Monday, July 20, 2009

CAPE COD COMMERCIAL HOOK FISHERMAN'S ASSOCIATION: We never did get up a post about last week's Top Chef Masters, but there wasn't that much to say. No superstar chefs or ooh-I've-got-to-learn-this preparations (okay, maybe the Pissed-Off Prawns), and a finish that was tight but not terribly dramatic.

No, I want to talk about judge Jay Rayner, the irascible Tribesman from London, because I'm just about finished reading his The Man Who Ate the World: In Search of a Perfect Dinner and it is surely worthy of your summer reading time. From Vegas to Dubai to Tokyo, Paris and beyond, Rayner travels the world on an unlimited budget (and with a lot of freebies thrown in) to chase down its titular quest at three-star Michelin restaurants, one-on-one sushi sessions, a five-restaurant, one-night trek across Manhattan (Per Se, Le Bernadin, Jean-Georges, Eleven Madison Park, Bouley, and WD-50) and elsewhere. He's an entertaining, opinionated writer -- deeply opposed to what he sees as the cult of authenticity among many foodies, and with much to say about why we -- or, at least, he -- will spend so much on high-end dining:
The fact is I have no problem with the notion of spending large amounts of money on hugely expensive restaurant experiences. I make no apologies for this, even though our puritanical culture so often demands it. £200 ($400) a head for lunch?
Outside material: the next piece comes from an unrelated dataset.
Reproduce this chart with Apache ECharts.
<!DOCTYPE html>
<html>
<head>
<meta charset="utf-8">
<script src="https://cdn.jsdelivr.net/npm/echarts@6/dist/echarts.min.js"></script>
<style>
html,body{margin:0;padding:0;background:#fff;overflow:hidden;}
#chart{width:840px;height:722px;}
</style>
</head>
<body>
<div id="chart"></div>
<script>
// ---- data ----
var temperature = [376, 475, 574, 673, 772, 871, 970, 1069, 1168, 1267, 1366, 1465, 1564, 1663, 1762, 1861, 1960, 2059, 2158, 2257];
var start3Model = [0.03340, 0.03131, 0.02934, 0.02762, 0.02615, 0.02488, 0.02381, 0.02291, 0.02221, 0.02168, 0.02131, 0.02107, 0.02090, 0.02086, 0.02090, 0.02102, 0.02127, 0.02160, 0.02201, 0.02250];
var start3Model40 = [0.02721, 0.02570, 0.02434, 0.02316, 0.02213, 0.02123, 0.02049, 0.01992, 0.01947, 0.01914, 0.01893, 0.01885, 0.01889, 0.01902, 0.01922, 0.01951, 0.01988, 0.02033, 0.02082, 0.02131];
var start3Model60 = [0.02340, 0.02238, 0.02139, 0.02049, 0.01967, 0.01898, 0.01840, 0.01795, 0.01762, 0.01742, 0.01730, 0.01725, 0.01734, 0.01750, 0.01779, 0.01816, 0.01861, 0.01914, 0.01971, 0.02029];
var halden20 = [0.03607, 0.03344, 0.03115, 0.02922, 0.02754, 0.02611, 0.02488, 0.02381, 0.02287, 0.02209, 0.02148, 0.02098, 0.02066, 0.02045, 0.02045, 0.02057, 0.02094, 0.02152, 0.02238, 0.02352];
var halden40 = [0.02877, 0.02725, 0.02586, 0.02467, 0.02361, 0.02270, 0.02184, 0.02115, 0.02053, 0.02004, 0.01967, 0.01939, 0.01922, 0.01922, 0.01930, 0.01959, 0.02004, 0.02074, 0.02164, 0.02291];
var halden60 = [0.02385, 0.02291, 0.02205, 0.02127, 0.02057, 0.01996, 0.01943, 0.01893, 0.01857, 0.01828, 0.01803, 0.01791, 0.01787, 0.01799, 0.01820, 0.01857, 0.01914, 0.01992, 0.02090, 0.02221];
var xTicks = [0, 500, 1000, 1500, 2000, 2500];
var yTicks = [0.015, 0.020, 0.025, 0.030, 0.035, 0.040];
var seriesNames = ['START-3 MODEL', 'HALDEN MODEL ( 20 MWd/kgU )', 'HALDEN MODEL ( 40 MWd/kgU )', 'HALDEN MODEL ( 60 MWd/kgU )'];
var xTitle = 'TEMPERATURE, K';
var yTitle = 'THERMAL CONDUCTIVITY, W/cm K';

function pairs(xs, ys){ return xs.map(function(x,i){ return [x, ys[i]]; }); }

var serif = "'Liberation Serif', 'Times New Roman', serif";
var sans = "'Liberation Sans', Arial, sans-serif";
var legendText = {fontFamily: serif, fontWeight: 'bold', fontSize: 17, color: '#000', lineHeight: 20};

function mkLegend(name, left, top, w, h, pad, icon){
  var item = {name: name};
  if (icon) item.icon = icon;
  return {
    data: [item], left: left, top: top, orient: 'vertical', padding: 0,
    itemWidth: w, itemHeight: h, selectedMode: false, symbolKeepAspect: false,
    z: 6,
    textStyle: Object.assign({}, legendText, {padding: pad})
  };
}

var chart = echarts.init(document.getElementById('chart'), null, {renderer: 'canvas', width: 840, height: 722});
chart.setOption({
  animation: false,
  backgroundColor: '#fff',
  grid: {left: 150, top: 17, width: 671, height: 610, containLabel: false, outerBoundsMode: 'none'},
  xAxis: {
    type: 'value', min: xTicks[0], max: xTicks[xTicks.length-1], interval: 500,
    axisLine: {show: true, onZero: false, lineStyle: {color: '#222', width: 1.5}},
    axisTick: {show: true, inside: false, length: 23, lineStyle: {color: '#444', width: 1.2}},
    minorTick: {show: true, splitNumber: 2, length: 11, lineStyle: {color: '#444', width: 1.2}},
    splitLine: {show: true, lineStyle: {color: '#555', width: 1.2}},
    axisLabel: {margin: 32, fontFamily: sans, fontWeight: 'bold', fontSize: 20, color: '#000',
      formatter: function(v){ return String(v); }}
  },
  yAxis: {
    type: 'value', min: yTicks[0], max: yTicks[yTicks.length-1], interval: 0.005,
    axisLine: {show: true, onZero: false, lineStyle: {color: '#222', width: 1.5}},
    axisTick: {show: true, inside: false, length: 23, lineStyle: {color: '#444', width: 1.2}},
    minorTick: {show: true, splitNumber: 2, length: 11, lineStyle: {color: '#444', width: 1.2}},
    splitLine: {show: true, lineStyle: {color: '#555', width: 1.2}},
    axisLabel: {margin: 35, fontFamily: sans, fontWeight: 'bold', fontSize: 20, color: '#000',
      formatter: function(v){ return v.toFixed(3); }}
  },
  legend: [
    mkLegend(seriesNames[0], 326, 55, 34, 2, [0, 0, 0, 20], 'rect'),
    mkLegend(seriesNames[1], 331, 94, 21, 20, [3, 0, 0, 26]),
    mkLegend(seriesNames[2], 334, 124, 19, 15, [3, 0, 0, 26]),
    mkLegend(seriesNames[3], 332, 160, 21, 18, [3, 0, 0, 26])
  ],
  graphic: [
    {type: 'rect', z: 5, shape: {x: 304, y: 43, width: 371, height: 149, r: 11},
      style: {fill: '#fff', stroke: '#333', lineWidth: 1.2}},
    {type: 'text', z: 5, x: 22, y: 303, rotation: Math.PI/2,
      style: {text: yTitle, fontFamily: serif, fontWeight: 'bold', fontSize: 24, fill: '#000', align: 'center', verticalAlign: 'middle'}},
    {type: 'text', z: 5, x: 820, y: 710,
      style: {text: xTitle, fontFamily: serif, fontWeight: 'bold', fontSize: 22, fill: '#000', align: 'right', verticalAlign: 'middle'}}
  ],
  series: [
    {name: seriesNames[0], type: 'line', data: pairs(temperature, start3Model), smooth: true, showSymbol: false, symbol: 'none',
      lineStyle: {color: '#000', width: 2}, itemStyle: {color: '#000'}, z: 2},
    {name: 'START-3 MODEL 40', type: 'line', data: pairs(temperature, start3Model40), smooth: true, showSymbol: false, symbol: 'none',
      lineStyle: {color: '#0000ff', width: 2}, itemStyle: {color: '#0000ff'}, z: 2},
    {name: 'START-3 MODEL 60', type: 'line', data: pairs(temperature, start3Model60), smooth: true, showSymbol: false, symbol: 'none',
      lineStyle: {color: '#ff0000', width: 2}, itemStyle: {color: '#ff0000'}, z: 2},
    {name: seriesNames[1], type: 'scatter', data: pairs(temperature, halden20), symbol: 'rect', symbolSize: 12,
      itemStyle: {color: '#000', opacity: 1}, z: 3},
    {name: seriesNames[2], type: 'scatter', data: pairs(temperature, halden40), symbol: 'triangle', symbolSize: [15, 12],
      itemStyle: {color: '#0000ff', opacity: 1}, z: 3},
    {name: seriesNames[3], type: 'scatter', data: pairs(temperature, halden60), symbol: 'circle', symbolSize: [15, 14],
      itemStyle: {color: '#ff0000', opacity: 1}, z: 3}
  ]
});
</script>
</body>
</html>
Yes, please. £50 ($100) for a starter? Seems fair enough to me. £75 ($150) for a main course? Bring it on. In France I would not need to explain myself. There, spending serious volumes of cash on dinner is a national spectator sport.

Elsewhere, behavior like this puts you in the same grim league as politicians and muggers. It’s regarded as an obscenity; an experiment in excess as filthy and reprehensible as snorting cocaine off the flattened bellies of supermodels or slaughtering white Bengal tigers to provide the fur trim for your panda-skin gloves.
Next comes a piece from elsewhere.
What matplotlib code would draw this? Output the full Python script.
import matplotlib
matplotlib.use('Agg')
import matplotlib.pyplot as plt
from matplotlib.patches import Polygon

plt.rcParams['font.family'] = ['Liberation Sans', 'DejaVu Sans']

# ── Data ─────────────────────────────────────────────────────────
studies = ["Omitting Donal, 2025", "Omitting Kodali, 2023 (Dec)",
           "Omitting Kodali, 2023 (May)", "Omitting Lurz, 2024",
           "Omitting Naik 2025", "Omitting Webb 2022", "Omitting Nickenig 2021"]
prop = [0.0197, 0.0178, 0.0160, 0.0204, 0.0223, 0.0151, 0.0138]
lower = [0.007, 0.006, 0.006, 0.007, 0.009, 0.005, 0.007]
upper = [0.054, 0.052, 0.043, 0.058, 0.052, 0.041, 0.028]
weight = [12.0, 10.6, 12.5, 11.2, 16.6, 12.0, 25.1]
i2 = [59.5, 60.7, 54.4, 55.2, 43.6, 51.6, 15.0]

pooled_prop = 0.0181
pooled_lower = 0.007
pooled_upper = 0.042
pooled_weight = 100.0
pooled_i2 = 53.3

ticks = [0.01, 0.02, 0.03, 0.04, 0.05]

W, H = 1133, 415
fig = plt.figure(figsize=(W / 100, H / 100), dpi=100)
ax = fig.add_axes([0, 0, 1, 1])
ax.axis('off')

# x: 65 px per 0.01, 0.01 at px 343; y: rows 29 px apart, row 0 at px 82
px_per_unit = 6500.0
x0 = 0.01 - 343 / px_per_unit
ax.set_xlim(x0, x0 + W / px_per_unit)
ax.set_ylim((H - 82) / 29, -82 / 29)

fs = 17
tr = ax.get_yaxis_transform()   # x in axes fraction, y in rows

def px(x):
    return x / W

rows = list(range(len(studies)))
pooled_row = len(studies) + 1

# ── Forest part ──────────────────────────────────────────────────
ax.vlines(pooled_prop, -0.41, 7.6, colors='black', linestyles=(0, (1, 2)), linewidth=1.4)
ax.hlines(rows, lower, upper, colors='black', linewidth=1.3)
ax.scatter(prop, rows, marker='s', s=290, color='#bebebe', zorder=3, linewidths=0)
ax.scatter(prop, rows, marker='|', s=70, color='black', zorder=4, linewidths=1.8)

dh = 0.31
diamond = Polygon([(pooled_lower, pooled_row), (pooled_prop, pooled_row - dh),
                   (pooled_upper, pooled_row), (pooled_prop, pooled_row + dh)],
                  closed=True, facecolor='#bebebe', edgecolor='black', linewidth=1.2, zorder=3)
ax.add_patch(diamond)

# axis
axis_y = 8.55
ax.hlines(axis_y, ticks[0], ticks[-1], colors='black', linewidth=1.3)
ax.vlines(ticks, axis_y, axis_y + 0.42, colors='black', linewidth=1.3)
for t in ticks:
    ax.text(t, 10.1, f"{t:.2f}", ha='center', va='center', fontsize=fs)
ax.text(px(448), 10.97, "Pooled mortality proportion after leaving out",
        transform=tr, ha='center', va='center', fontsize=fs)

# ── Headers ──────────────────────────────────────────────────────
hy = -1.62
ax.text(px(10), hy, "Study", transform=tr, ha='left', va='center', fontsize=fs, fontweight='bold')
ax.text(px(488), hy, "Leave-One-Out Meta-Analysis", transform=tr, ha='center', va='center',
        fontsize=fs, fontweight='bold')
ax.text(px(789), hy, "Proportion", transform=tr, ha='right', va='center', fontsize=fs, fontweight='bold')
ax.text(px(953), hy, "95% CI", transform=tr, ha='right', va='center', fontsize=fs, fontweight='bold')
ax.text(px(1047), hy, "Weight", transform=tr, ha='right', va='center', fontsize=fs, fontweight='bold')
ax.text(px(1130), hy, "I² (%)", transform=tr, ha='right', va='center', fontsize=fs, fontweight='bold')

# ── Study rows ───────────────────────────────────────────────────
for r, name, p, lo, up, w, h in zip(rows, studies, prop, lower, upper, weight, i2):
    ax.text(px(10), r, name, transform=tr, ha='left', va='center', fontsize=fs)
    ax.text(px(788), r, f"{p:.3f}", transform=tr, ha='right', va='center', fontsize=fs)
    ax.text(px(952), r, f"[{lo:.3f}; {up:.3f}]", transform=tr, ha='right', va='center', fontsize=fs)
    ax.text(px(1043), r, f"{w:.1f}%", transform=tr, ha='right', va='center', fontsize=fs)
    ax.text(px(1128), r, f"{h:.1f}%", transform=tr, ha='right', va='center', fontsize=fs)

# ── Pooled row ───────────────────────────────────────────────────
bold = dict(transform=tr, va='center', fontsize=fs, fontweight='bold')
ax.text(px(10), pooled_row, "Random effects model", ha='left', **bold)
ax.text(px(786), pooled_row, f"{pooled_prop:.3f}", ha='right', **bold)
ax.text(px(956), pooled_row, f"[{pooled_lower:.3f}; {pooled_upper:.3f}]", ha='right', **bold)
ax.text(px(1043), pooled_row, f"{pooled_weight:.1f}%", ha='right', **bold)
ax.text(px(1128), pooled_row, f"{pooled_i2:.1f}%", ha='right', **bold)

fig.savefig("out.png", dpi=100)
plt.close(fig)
There is one reason for this and one reason only: We need food to survive. Therefore it is a necessity, and to crash the plastic until it smolders on a necessity—one that some people don’t have enough of— is regarded as wrong. That is to completely misunderstand the point of restaurants and high- end gastronomy.... [N]obody goes to restaurants for nutritional reasons. Nobody eats hot smoked foie gras with caramelized onion purée to stave off rickets. They go for experiences, and what price a really top experience?...

What does that money buy you? Nothing but memories, and the right to say you were there. Serious gastronomy is no different. ... For the price of a dinner we get to experience life as a wealthy person, only without having to sell our souls as investment bankers, rape and pillage developing nations or exploit downtrodden. It doesn't matter how long it took you to save up (and how low down the wine list you have to shop). If you can pay the bill, you become one of them.
If you are or aspire to be one of them, you'll enjoy Rayner's book.